**Data lines**
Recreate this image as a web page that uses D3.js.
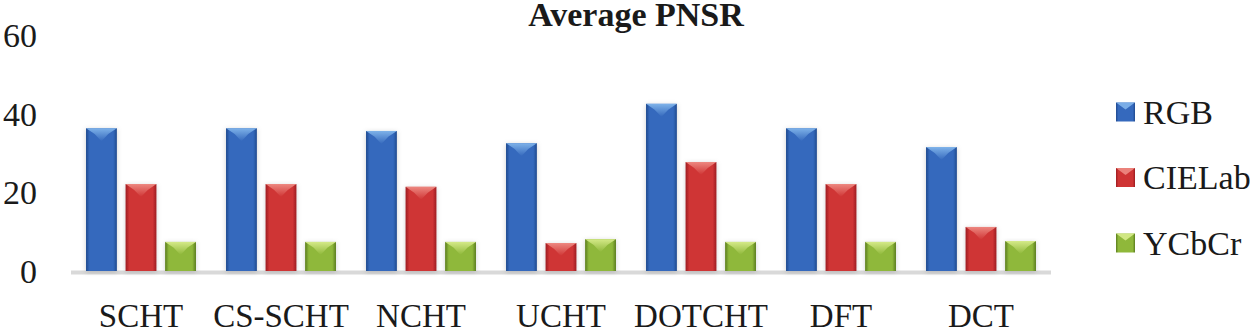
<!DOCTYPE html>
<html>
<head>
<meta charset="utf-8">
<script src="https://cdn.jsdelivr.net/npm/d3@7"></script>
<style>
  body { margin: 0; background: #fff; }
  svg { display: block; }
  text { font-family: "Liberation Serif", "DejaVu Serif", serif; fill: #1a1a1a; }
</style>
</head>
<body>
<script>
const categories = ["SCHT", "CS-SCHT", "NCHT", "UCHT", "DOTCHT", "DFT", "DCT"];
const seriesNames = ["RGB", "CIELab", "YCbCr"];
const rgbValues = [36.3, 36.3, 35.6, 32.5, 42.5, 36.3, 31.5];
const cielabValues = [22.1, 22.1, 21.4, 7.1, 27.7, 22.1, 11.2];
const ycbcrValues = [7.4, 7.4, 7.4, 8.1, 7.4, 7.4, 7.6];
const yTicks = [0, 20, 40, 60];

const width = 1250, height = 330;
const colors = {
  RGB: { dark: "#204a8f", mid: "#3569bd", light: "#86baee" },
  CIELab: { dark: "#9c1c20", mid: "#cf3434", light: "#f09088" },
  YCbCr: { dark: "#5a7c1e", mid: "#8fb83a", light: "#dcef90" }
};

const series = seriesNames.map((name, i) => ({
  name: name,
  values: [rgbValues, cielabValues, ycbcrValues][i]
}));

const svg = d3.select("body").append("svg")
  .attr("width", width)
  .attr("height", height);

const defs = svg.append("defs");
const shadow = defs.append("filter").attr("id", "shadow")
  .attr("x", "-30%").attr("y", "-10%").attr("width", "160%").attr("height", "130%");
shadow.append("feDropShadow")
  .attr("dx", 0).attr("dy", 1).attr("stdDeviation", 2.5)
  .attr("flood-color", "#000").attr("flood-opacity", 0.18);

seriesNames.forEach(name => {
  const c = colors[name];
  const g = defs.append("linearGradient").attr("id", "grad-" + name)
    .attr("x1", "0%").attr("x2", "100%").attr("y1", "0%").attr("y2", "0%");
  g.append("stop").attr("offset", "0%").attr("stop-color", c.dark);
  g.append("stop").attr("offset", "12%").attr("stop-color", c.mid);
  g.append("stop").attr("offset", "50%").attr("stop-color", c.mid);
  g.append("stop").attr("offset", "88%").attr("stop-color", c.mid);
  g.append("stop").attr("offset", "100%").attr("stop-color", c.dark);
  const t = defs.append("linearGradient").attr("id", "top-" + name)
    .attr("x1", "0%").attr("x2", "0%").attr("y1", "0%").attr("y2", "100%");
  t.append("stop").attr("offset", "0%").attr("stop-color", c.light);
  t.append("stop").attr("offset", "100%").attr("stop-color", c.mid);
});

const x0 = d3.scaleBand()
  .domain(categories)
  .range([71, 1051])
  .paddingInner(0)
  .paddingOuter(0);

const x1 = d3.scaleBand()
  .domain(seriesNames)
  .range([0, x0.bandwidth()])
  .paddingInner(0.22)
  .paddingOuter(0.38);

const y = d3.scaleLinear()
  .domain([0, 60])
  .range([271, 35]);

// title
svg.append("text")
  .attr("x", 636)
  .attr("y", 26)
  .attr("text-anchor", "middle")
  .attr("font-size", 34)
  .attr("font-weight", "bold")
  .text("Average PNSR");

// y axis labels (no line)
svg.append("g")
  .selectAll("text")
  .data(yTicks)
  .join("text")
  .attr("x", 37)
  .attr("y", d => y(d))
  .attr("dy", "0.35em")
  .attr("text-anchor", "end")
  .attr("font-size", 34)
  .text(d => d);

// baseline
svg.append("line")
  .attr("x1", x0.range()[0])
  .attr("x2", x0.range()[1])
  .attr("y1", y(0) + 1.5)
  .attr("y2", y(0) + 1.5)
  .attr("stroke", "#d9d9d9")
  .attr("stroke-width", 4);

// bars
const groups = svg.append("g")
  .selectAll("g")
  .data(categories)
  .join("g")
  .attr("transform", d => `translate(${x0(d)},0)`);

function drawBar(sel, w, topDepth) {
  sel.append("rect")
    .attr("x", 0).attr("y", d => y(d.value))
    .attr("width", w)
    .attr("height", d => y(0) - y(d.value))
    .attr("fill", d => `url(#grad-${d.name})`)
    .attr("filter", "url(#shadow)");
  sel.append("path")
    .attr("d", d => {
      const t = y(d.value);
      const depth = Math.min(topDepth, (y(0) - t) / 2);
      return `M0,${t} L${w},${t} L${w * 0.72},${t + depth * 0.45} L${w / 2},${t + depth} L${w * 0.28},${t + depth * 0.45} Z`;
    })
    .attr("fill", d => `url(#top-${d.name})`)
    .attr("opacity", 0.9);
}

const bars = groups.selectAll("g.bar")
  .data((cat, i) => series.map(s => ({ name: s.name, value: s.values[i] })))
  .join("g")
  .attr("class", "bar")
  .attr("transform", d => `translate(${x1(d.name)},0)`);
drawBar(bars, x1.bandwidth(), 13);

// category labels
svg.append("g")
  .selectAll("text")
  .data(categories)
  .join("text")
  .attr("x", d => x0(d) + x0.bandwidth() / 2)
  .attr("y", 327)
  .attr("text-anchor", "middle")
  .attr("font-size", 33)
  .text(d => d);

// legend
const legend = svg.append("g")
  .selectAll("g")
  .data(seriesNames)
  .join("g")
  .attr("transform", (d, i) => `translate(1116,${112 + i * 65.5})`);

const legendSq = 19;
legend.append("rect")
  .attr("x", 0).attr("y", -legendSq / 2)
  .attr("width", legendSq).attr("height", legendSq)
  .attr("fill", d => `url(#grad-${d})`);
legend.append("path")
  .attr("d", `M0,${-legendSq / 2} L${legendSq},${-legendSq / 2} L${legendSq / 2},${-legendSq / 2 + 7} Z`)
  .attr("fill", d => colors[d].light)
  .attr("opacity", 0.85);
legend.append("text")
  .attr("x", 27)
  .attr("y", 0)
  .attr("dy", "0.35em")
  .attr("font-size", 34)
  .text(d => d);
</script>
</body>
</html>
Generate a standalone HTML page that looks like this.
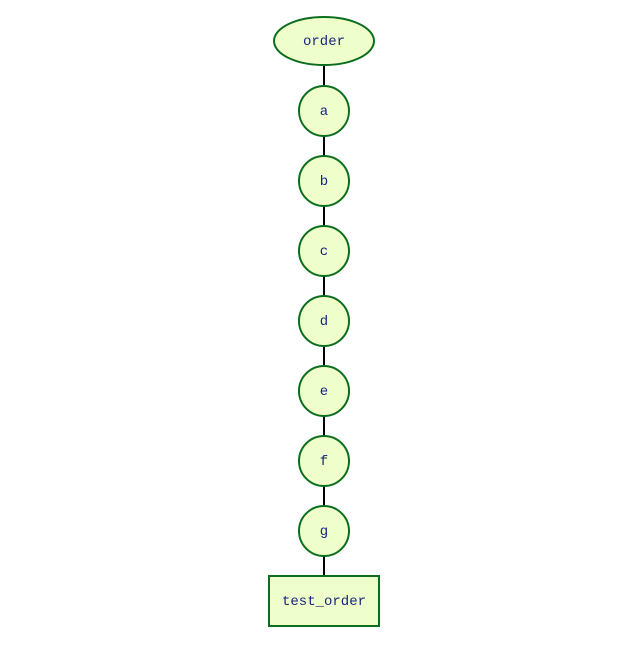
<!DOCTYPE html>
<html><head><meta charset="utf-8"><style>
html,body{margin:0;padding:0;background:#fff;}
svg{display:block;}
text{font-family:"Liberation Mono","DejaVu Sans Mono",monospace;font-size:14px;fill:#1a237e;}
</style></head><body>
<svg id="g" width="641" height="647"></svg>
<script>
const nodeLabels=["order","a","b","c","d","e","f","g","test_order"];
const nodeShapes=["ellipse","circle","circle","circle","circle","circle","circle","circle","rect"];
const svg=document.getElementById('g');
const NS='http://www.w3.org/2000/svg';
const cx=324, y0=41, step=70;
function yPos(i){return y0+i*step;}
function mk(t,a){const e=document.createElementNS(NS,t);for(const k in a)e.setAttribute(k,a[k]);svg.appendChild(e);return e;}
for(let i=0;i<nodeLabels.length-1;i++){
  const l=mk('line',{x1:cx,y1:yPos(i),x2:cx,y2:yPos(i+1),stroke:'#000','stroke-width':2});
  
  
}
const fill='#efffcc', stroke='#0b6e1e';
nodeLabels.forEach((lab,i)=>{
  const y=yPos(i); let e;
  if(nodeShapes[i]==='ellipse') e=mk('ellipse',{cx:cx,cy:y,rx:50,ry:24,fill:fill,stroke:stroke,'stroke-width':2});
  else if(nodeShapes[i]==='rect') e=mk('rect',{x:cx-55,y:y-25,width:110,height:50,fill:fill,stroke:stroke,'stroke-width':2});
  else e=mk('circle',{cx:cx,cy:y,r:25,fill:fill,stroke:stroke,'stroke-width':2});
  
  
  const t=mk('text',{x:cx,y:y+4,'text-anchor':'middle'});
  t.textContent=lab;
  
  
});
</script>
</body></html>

**What you need to do**
Skip the pictures and restate exactly the lines from the beginning of the listing to the line with "const yTicks = [0, 20, 40, 60];", that line included.

**Solution**
Recreate this image as a web page that uses D3.js.
<!DOCTYPE html>
<html>
<head>
<meta charset="utf-8">
<script src="https://cdn.jsdelivr.net/npm/d3@7"></script>
<style>
  body { margin: 0; background: #fff; }
  svg { display: block; }
  text { font-family: "Liberation Serif", "DejaVu Serif", serif; fill: #1a1a1a; }
</style>
</head>
<body>
<script>
const categories = ["SCHT", "CS-SCHT", "NCHT", "UCHT", "DOTCHT", "DFT", "DCT"];
const seriesNames = ["RGB", "CIELab", "YCbCr"];
const rgbValues = [36.3, 36.3, 35.6, 32.5, 42.5, 36.3, 31.5];
const cielabValues = [22.1, 22.1, 21.4, 7.1, 27.7, 22.1, 11.2];
const ycbcrValues = [7.4, 7.4, 7.4, 8.1, 7.4, 7.4, 7.6];
const yTicks = [0, 20, 40, 60];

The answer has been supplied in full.